小豆島中央vs香川中央
8・9回の大反抗で小豆島中央、待望の夏初勝利!
9回表に決勝三塁打を放った小豆島中央3番・山神 大和(3年・左翼手)
この試合の前夜・横浜DeNAベイスターズの2年目右腕・大貫 晋一投手が7回二死まで続けたノーヒットノーランと全く同じ。香川中央のエースナンバーを背負う右スリークォーター・稲木 友希(3年・165センチ67キロ・右投右打・綾川町立綾上中出身)の快投で進んだ小豆島中央と香川中央の闘い。
ただし、最終結果はノーヒットノーランを続けていた横浜DeNAベイスターズが快勝したNPBの舞台とは真逆。小豆島中央が8回に4安打・3四球・1犠飛で5点差を追いつき、9回表に二死三塁から3番・山神 大和(3年・左翼手・右投右打・174センチ71キロ・小豆島町立小豆島中出身)の右越三塁打で逆転を果たすという、実に夏の高校野球らしいダイナミックな展開であった。
とはいえ、この大逆転は決して偶然ではない。劣勢の中にあっても小豆島中央は「稲木くんは力んでいたので後半勝負と選手たちには言っていた」と大西 玲治監督が振り返ったように、勝利への意気は全く失っていなかった。 そしてもう1つの殊勲功は3投手をリードしつつ、2つの二盗を阻止した中西 健(163センチ67キロ・右投右打・小豆島町立小豆島中出身)である。
小豆島中時代は尽誠学園・宝来 真己-濵本 嵐士(現在は投手)大型バッテリーの陰に隠れ、古市 和真(3年・投手・169センチ63キロ・右投右打)と2番手バッテリーを形成していた中西。そこから指揮官も「よく野球の勉強をしている」と認める努力を重ね、旧チームから正妻の座に。さらに昨秋までは課題のあった二塁送球も「下半身を鍛えて体幹が安定するようになって、強いボールを投げられるようになった」。特に同点で迎えた8回表二死一塁からの「走ることは頭の中に入っていた中で低いボールを投げられた」二盗阻止は、チームの勢いを加速させる上での大きなポイントとなった。
そして、2017年4月・小豆島と土庄とが統合し新設4年目にして待望の夏初勝利をあげた小豆島中央の次戦は、最速147キロ右腕・内田 悠太(3年)がいる第2シード・大手前高松。
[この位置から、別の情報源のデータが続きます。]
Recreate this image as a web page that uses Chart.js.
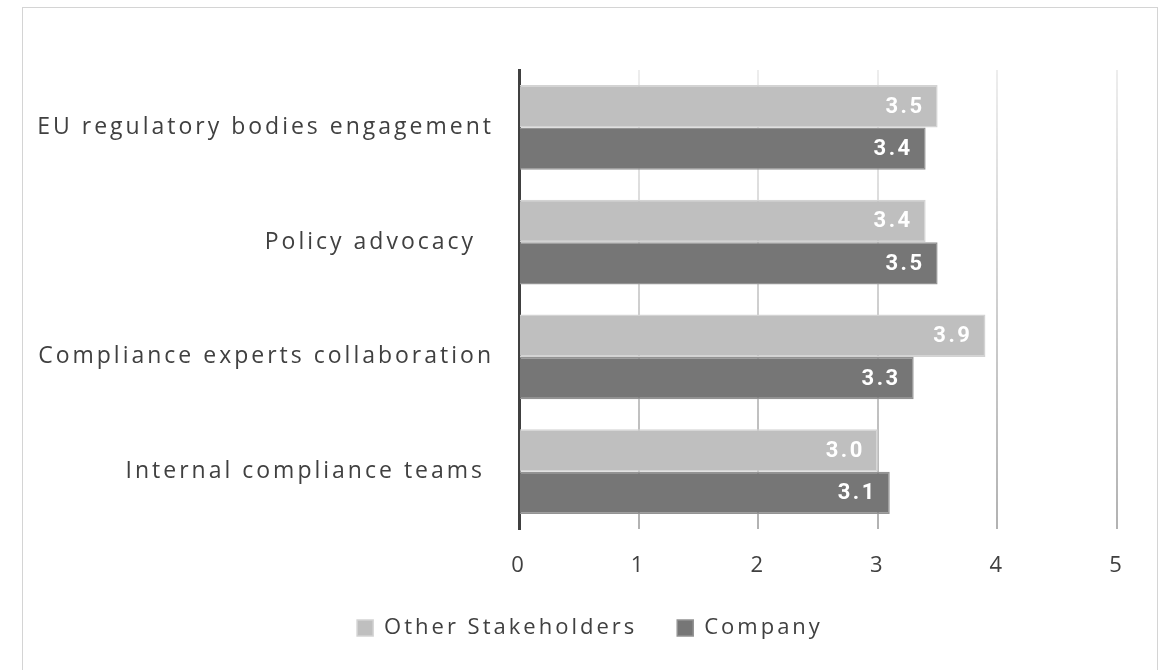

間違いなく格上の相手を向こうに回して、3歳上の姉・愛さんが小豆島2年時にマネージャーとして2016年センバツ21隻枠出場を果たした快挙を身近で感じている中西をはじめ、2年半の間、双子の山を仰ぎつつ部員44人が心の手を結び続けた小豆島中央が、どのような戦いを見せるか注目したい。